We finally arrive at our hotel. As Dorothy said to Toto, “We are not in Kanas anymore.”
It had rained today and eventually the hotel leaks when it rains. The floor in our hotel room, which is quite scary to begin with, is wet. The room is musty and there is no place to even open our suitcases. We all met for dinner in the hotel restaurant. Just when we thought things could not get worse, we were faced with lousy food, nothing that the kids could eat, no high chairs and two rats running up the wall. Granted this is a mountainous place and the hotel has a rustic feel but the rats put us over the top. Many of us asked to leave after we visited the pandas tomorrow but that will not be possible. We will need to spend two nights here.

One cool thing was the people and the shopping right outside the hotel. The grounds are really breathtaking. There was music and some people dancing right outside. The tiny shops had beautiful wall hangings, knitted socks, and lots of stuffed animals, pandas of course.

The people in China come right up to you and talk to you in Mandarin. We have no idea what they are saying most the time. They do not gesture much, but one person made it clear that Sophia did not have enough clothing on (the clothing police) and another that her nose needed to be wiped.
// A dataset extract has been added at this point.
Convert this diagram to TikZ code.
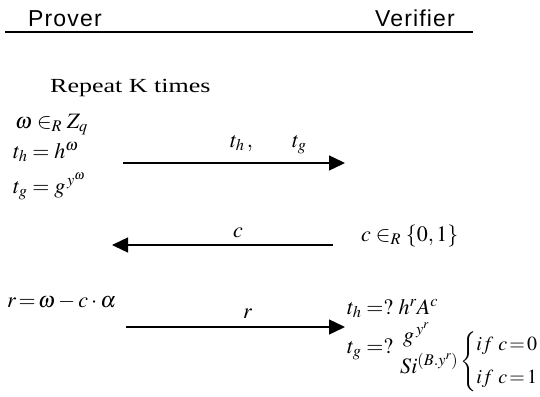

Sophia does not like it when people come up to her and touch her, shake her arms and legs. She usually calls “mama.” This area is much different from the cities we have been in. There are many more Tibetian people here. The handmade items are colorful and beautiful.

Sophia was a joy tonight. She played on the bed, laughing and smiling. She is really starting to crawl. She also pulls herself up to her feet. She copies everything we do. She even helped clean the bed full of her cookie crumbs after she saw Anne brush them away.